An effort to curb excessive pensions for government employees has gained steam in Menlo Park as a grassroots group has submitted enough signatures to qualify a measure for the November ballot.
Citizens for Fair and Responsible Pension Reform turned in more than 3,100 signatures to Menlo Park City Clerk Margaret Roberts yesterday afternoon in an attempt to return the retirement age from 55 to 60 for city employees. The group needed to collect 1,740 signatures to qualify the measure for the November ballot.
Union officials representing city employees, however, warn that the measure will not save the city money as it claims it will.
"This initiative is absolutely misguided and potentially illegal. Look at the facts. For one, it won’t save the city money as it pretends it would. Even worse, the initiative appears to be a violation of California labor law and will be challenged in court,” said Yvonne Gulley, chief steward at the Menlo Park chapter of the Service Employees International Union.

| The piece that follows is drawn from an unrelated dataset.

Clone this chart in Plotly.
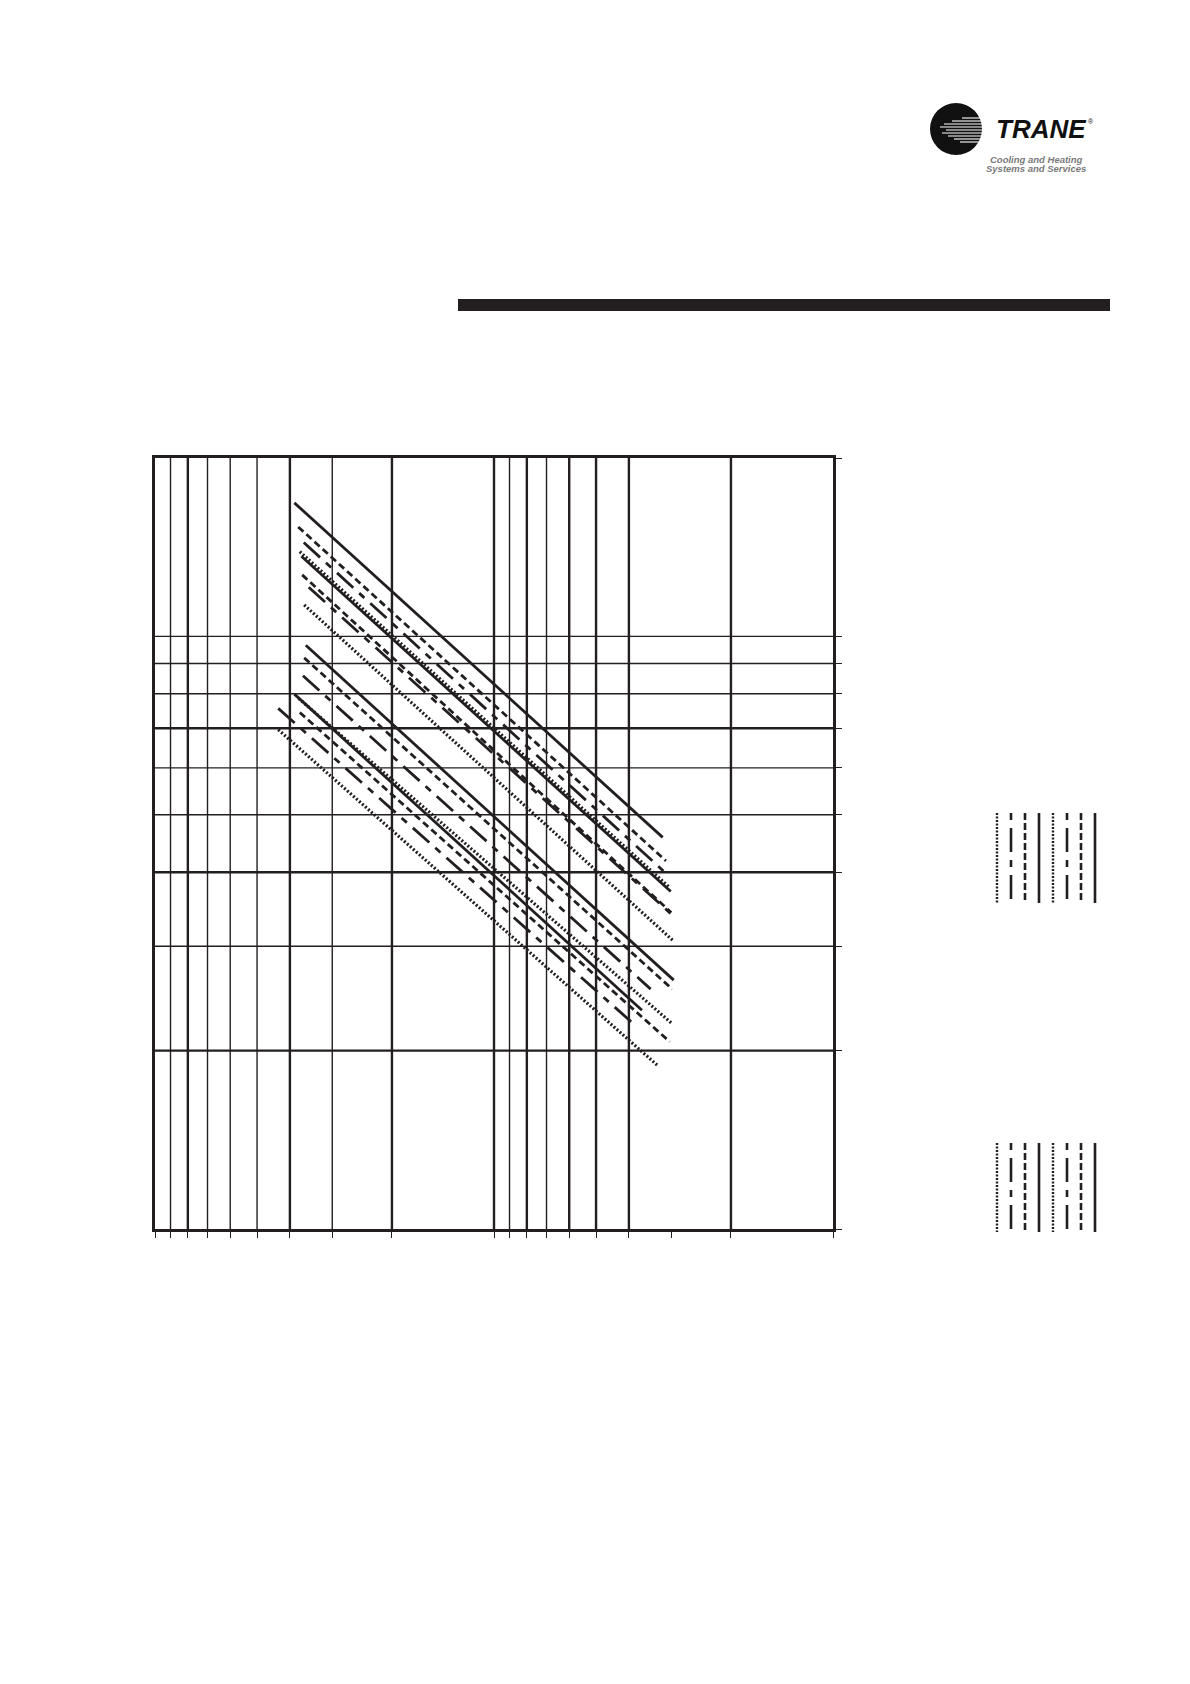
import plotly.graph_objects as go

# ---------------- data ----------------
# horizontal axis (log, reversed) grid values
x_grid_heavy = [80, 40, 20, 10, 8, 6, 5, 4, 2]
x_grid_light = [90, 70, 60, 50, 30, 9, 7]
x_tick_vals = [100, 90, 80, 70, 60, 50, 40, 30, 20, 10, 9, 8, 7, 6, 5, 4, 3, 2, 1]
# vertical axis (log) grid values
y_grid_heavy = [7, 4, 2]
y_grid_light = [10, 9, 8, 6, 5, 3]
y_tick_vals = [20, 10, 9, 8, 7, 6, 5, 4, 3, 2, 1]

# series: start/end points (x, y) of each straight characteristic line
series_names = ["U1", "U2", "U3", "U4", "U5", "U6", "U7", "U8",
                "L1", "L2", "L3", "L4", "L5", "L6", "L7", "L8"]
series_styles = ["solid", "dash", "ldd", "dot", "solid", "dash", "ldd", "dot",
                 "solid", "dash", "ldd", "dot", "solid", "dash", "ldd", "dot"]
x_start = [38.8, 37.8, 36.4, 37.4, 37.0, 36.8, 35.2, 36.3,
           35.9, 36.3, 36.6, 37.7, 38.8, 37.4, 43.3, 43.3]
y_start = [16.8, 15.3, 14.4, 13.9, 13.65, 12.7, 12.1, 11.3,
           9.66, 9.20, 8.58, 7.86, 7.99, 7.44, 7.56, 6.96]
x_end = [3.18, 3.11, 3.09, 3.05, 3.01, 3.00, 3.00, 2.97,
         2.95, 2.98, 3.45, 2.98, 3.66, 3.03, 3.88, 3.30]
y_end = [4.58, 4.18, 3.97, 3.78, 3.71, 3.42, 3.40, 3.07,
         2.63, 2.54, 2.54, 2.22, 2.34, 2.07, 2.22, 1.89]

legend_styles = ["dot", "ldd", "dash", "solid", "dot", "ldd", "dash", "solid"]

# ---------------- layout geometry ----------------
W, H = 1190, 1684
PL, PR, PT, PB = 147, 825, 450, 1221
INK = "#231f20"

DASH = {"solid": "solid", "dash": "7px,4px", "ldd": "22px,8px,7px,8px", "dot": "2px,2px"}
LEG_DASH = {"solid": "solid", "dash": "7px,3px", "ldd": "7px,8px,24px,8px", "dot": "2px,1.5px"}


def px(xp):
    return (xp - PL) / (PR - PL)


def py(yp):
    return (PB - yp) / (PB - PT)


fig = go.Figure()

# grid lines as traces
def add_grid(vals, width, vertical):
    xs, ys = [], []
    for v in vals:
        if vertical:
            xs += [v, v, None]
            ys += [1, 20, None]
        else:
            xs += [1, 100, None]
            ys += [v, v, None]
    fig.add_trace(go.Scatter(x=xs, y=ys, mode="lines", hoverinfo="skip",
                             line=dict(color=INK, width=width), showlegend=False))

add_grid(x_grid_light, 1.4, True)
add_grid(x_grid_heavy, 2.4, True)
add_grid(y_grid_light, 1.4, False)
add_grid(y_grid_heavy, 2.4, False)

for i, name in enumerate(series_names):
    st = series_styles[i]
    fig.add_trace(go.Scatter(
        x=[x_start[i], x_end[i]], y=[y_start[i], y_end[i]], mode="lines",
        name=name, showlegend=False,
        line=dict(color=INK, width=3.2 if st == "dot" else 2.8, dash=DASH[st])))

shapes = []
# header bar
shapes.append(dict(type="rect", xref="paper", yref="paper",
                   x0=px(450), x1=px(1102), y0=py(303), y1=py(291),
                   fillcolor=INK, line=dict(width=0)))
# logo circle
cx, cy, r = 948, 121, 26
shapes.append(dict(type="circle", xref="paper", yref="paper",
                   x0=px(cx - r), x1=px(cx + r), y0=py(cy + r), y1=py(cy - r),
                   fillcolor="#111111", line=dict(width=0)))
stripe_offsets = [-11, -8, -5, -2, 1, 4, 7, 10, 13]
stripe_starts = [6, -4, -12, -16, -10, -14, -8, -2, 4]
for off, s0 in zip(stripe_offsets, stripe_starts):
    shapes.append(dict(type="line", xref="paper", yref="paper",
                       x0=px(cx + s0), x1=px(cx + r + 2), y0=py(cy + off), y1=py(cy + off),
                       line=dict(color="white", width=1.1)))

# legend samples (vertical)
leg_x = [989, 1003, 1017, 1031, 1045, 1059, 1073, 1087]
for (ytop, ybot) in [(805, 895), (1135, 1224)]:
    for xx, st in zip(leg_x, legend_styles):
        shapes.append(dict(type="line", xref="paper", yref="paper",
                           x0=px(xx), x1=px(xx), y0=py(ytop), y1=py(ybot),
                           line=dict(color=INK, width=2.6 if st != "dot" else 2.4, dash=LEG_DASH[st])))

annotations = [
    dict(text="<b><i>TRANE</i></b>", x=px(986), y=py(121), xref="paper", yref="paper",
         xanchor="left", yanchor="middle", showarrow=False,
         font=dict(family="Liberation Sans", size=26, color="#111111")),
    dict(text="®", x=px(1078), y=py(113), xref="paper", yref="paper",
         xanchor="left", yanchor="middle", showarrow=False,
         font=dict(family="Liberation Sans", size=7, color="#111111")),
    dict(text="<b><i>Cooling and Heating</i></b>", x=px(1028), y=py(151), xref="paper", yref="paper",
         xanchor="center", yanchor="middle", showarrow=False,
         font=dict(family="Liberation Sans", size=9.5, color="#7a7a7a")),
    dict(text="<b><i>Systems and Services</i></b>", x=px(1028), y=py(160), xref="paper", yref="paper",
         xanchor="center", yanchor="middle", showarrow=False,
         font=dict(family="Liberation Sans", size=9.5, color="#7a7a7a")),
]

fig.update_layout(
    width=W, height=H,
    margin=dict(l=PL, r=W - PR, t=PT, b=H - PB, pad=0),
    paper_bgcolor="white", plot_bgcolor="white",
    shapes=shapes, annotations=annotations, showlegend=False,
    xaxis=dict(type="log", range=[2, 0], showgrid=False, zeroline=False,
               showline=True, mirror=True, linewidth=2.6, linecolor=INK,
               ticks="outside", tickvals=x_tick_vals, ticklen=6, tickwidth=1.4,
               tickcolor=INK, showticklabels=False),
    yaxis=dict(type="log", range=[0, 1.30103], showgrid=False, zeroline=False,
               side="right", showline=True, mirror=True, linewidth=2.6, linecolor=INK,
               ticks="outside", tickvals=y_tick_vals, ticklen=6, tickwidth=1.4,
               tickcolor=INK, showticklabels=False),
)

fig.write_html("out.html")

Under current city rules, an employee can receive 2.7 percent of his or her salary for each year of service up to 30 at age 55 with a cap of 81 percent. The reform group’s ballot measure will allow a city employee to earn up to 60 percent of an employee’s salary at age 60 or 2 percent at 60 for 30 years of service. The measure, however, excludes sworn police officers.
The current formula will eventually bankrupt the city, the reform group contends.
The measure, if passed, would apply only to employees hired after it is approved by voters.
Henry Riggs, a Menlo Park planning commissioner, and Roy Thiele-Sardina, a venture capitalist, are the group’s co-chairs.
Both men and a group of about 20 others, including former members of the San Mateo County Civil Grand Jury, showed up at Menlo Park City Hall yesterday to drop off bags full of signatures.
The civil grand jury issued a report last year critical of escalating employee costs and recommended cities adopt a two-tiered system for benefits going forward. At least three former civil grand jury members were at Menlo Park City Hall yesterday, two of them residing in the city.
Once the clerk certifies the signatures are valid they will be forwarded to the County Recorder’s office for certification.
But Thiele-Sardina hopes the City Council will simply adopt the group’s formula to avoid a costly election.
"The council has two options. They can adopt it themselves or let the voters decide. I’d rather council just adopt it,” Thiele-Sardina said.
Menlo Park increased its pension formula in 2007 from 2 percent at 60 to 2.7 percent at 55.
The measure also calls for the prevention of retroactive retirement benefit increases for new and current employees and calls for voter approval for any future pension increases.
At the state level, Sen. Joe Simitian, D-Palo Alto, wants to end the practice of public employees abusing the state’s pension system by boosting their final salaries before retirement by cashing out on vacation time or administrative leave, for instance, to get higher monthly payments.
Senate Bill 1425 aims to curtail the problem of pension spiking amongst public employees and "double dippers,” those who retire with substantial pensions and then pursue similar jobs often at the same public agency.
Virginia Chang-Kiraly, the forewoman for last year’s civil grand jury, was on hand yesterday as the signatures were handed to the city clerk in Menlo Park.
"I think the pension system, as it is, is unsustainable. This is not just a local problem. It is a statewide problem or even a national problem. Other cities around the state should look at what Menlo Park is doing,” Chang-Kiraly said.
But union officials say all the negative attention public employees and their benefits have received in the past year or so will cause voters to react on emotion rather than fact.
"In the end, this is nothing more than political grandstanding by a small minority group. Unfortunately, they’re taking taxpayers along for the ride,” the SEIU’s Gulley said.
The San Mateo County Central Labor Council will conduct a forum this weekend for local elected officials to discuss pensions. Bob Brownstein, research director of Working Partnerships, will present an analysis on the topic "Two-Tiered Pensions: Solution or Setback.”